Dorius and Turner said all signs point toward tragedy, but they drove as close to the mobile home park as they could get to wait for official confirmation.
"We just want to know. We have to know," Dorius said.
Arvickson recently celebrated the birth of a great-great-grandchild with a five-generation family picture, Dorius said. She was looking forward to celebrating 90 years with her offspring in June.
“She loved family and she loved life and she wanted to be around for a long time," Turner said.
Cal Fire officials said a trash truck caught on fire Thursday at around 2 p.m. and the driver dumped the burning debris on the side of Seventh Street. The embers ignited the fast-moving Sandalwood Fire, which was fueled by strong Santa Ana winds.

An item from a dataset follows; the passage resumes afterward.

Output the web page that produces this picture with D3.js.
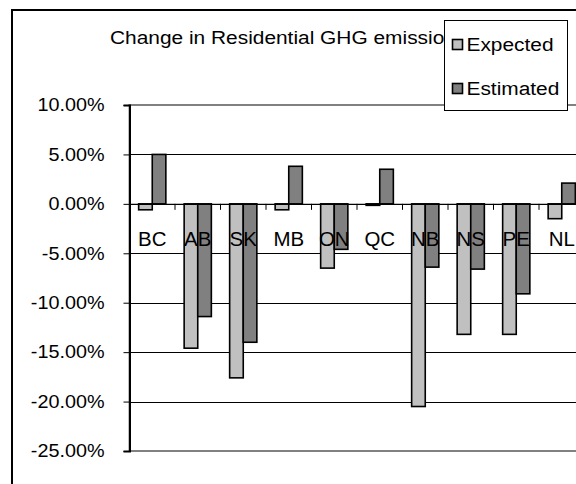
<!DOCTYPE html>
<html>
<head>
<meta charset="utf-8">
<script src="https://cdn.jsdelivr.net/npm/d3@7"></script>
<style>
  body { margin: 0; background: #fff; }
  text { font-family: "Liberation Sans", Arial, sans-serif; fill: #000; }
</style>
</head>
<body>
<svg id="chart" width="576" height="484"></svg>
<script>
'use strict';

// data
const provinces = ['BC', 'AB', 'SK', 'MB', 'ON', 'QC', 'NB', 'NS', 'PE', 'NL'];
const expected  = [-0.6, -14.6, -17.6, -0.6, -6.5, -0.15, -20.5, -13.2, -13.2, -1.5];
const estimated = [5.0, -11.4, -14.0, 3.8, -4.6, 3.5, -6.4, -6.6, -9.1, 2.1];
const yTicks    = [10, 5, 0, -5, -10, -15, -20, -25];
const seriesNames = ['Expected', 'Estimated'];
const seriesFill  = ['#c0c0c0', '#808080'];

const svg = d3.select('#chart');

// the original text is drawn a bit wide, stretch it horizontally
const SX = 1.13;
function stretch(sel, sx) {
  sel.each(function() {
    const t = d3.select(this);
    const x0 = +t.attr('x') || 0;
    t.attr('x', x0 / sx).attr('transform', `scale(${sx},1)`);
  });
}

// plot area
const plot = { left: 129.5, top: 105, width: 455, height: 346 };

// outer chart border
svg.append('rect')
    .attr('x', 12).attr('y', 10)
    .attr('width', 620).attr('height', 500)
    .attr('fill', '#fff')
    .attr('stroke', '#000')
    .attr('stroke-width', 2);

// title (partly hidden under the legend)
svg.append('text')
    .attr('x', 110).attr('y', 44)
    .style('font-size', '18.5px')
    .text('Change in Residential GHG emissions')
    .call(stretch, SX);

// scales
const x = d3.scaleBand()
            .domain(provinces)
            .range([plot.left, plot.left + plot.width]);

const y = d3.scaleLinear()
            .domain([-25, 10])
            .range([plot.top + plot.height, plot.top]);

const barW = 13.6;
const inner = d3.scaleBand()
                .domain(seriesNames)
                .range([0, barW * 2]);

// gridlines
svg.append('g')
    .selectAll('line')
    .data(yTicks.filter((d) => d !== 10 && d !== -25))
  .enter().append('line')
    .attr('x1', plot.left).attr('x2', plot.left + plot.width)
    .attr('y1', (d) => Math.round(y(d)) + 0.5)
    .attr('y2', (d) => Math.round(y(d)) + 0.5)
    .attr('stroke', '#000')
    .attr('stroke-width', 1);

// plot area border (grey)
svg.append('rect')
    .attr('x', plot.left).attr('y', plot.top)
    .attr('width', plot.width).attr('height', plot.height)
    .attr('fill', 'none')
    .attr('stroke', '#808080')
    .attr('stroke-width', 2);

// bars
const rows = provinces.map((p, i) => ({ p, vals: [expected[i], estimated[i]] }));

const groups = svg.selectAll('.bargroup')
    .data(rows)
  .enter().append('g')
    .attr('class', 'bargroup')
    .attr('transform', (d) => `translate(${x(d.p) + (x.bandwidth() - barW * 2) / 2},0)`);

groups.selectAll('rect')
    .data((d) => d.vals.map((v, k) => ({ v, k })))
  .enter().append('rect')
    .attr('x', (d) => inner(seriesNames[d.k]))
    .attr('width', barW)
    .attr('y', (d) => y(Math.max(0, d.v)))
    .attr('height', (d) => Math.abs(y(d.v) - y(0)))
    .attr('fill', (d) => seriesFill[d.k])
    .attr('stroke', '#000')
    .attr('stroke-width', 1.6);

// x axis at zero
const xAxis = d3.axisBottom(x)
                .tickSize(0)
                .tickFormat('');
svg.append('g')
    .attr('transform', `translate(0,${y(0)})`)
    .call(xAxis)
    .call((g) => g.select('.domain').attr('stroke', '#000').attr('stroke-width', 1.2));

// category tick marks between categories
svg.append('g')
    .selectAll('line')
    .data(provinces.slice(1))
  .enter().append('line')
    .attr('x1', (d) => x(d)).attr('x2', (d) => x(d))
    .attr('y1', y(0)).attr('y2', y(0) + 6)
    .attr('stroke', '#000')
    .attr('stroke-width', 1);

// category labels, below zero line
svg.append('g')
    .selectAll('text')
    .data(provinces)
  .enter().append('text')
    .attr('x', (d) => x(d) + x.bandwidth() / 2)
    .attr('y', y(0) + 42)
    .attr('text-anchor', 'middle')
    .style('font-size', '19.5px')
    .text((d) => d)
    .call(stretch, 1.05);

// y axis
const yAxis = d3.axisLeft(y)
                .tickValues(yTicks)
                .tickSize(6)
                .tickPadding(19)
                .tickFormat((d) => d.toFixed(2) + '%');

svg.append('g')
    .attr('transform', `translate(${plot.left},0)`)
    .call(yAxis)
    .call((g) => g.select('.domain').attr('stroke', '#000').attr('stroke-width', 2))
    .call((g) => g.selectAll('.tick line').attr('stroke', '#000'))
    .call((g) => g.selectAll('.tick text')
                  .style('font-size', '18px')
                  .style('font-family', '"Liberation Sans", Arial, sans-serif')
                  .attr('fill', '#000')
                  .call(stretch, 1.1));

// legend
const legend = svg.append('g').attr('transform', 'translate(444.5,20.5)');
legend.append('rect')
    .attr('width', 123).attr('height', 90)
    .attr('fill', '#fff')
    .attr('stroke', '#000')
    .attr('stroke-width', 1);

const legendY = d3.scalePoint()
                  .domain(seriesNames)
                  .range([24, 68]);

const items = legend.selectAll('.item')
    .data(seriesNames)
  .enter().append('g')
    .attr('class', 'item')
    .attr('transform', (d) => `translate(0,${legendY(d)})`);

items.append('rect')
    .attr('x', 8).attr('y', -5)
    .attr('width', 10).attr('height', 10)
    .attr('fill', (d, i) => seriesFill[i])
    .attr('stroke', '#000')
    .attr('stroke-width', 1.6);

items.append('text')
    .attr('x', 22)
    .attr('y', 6.5)
    .style('font-size', '18px')
    .text((d) => d)
    .call(stretch, 1.16);
</script>
</body>
</html>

Authorities said in a news conference that it wasn't clear whether the truck driver or anyone would face criminal charges in the blaze until they could complete an investigation.
By late Friday, the blaze had swept through more than 800 acres, and damaged 90 structures, while 76 were destroyed.
Though one person had died, details of that death were not released.
As the Sandalwood Fire reached 10% containment, other wildfires continued to burn in the Southern California region.
The Saddleridge Fire in the Porter Ranch area consumed some 5,700 acres, forcing hundreds of thousands to flee. A man went into cardiac arrest near that blaze, and died, but authorities did not release details on exactly what happened.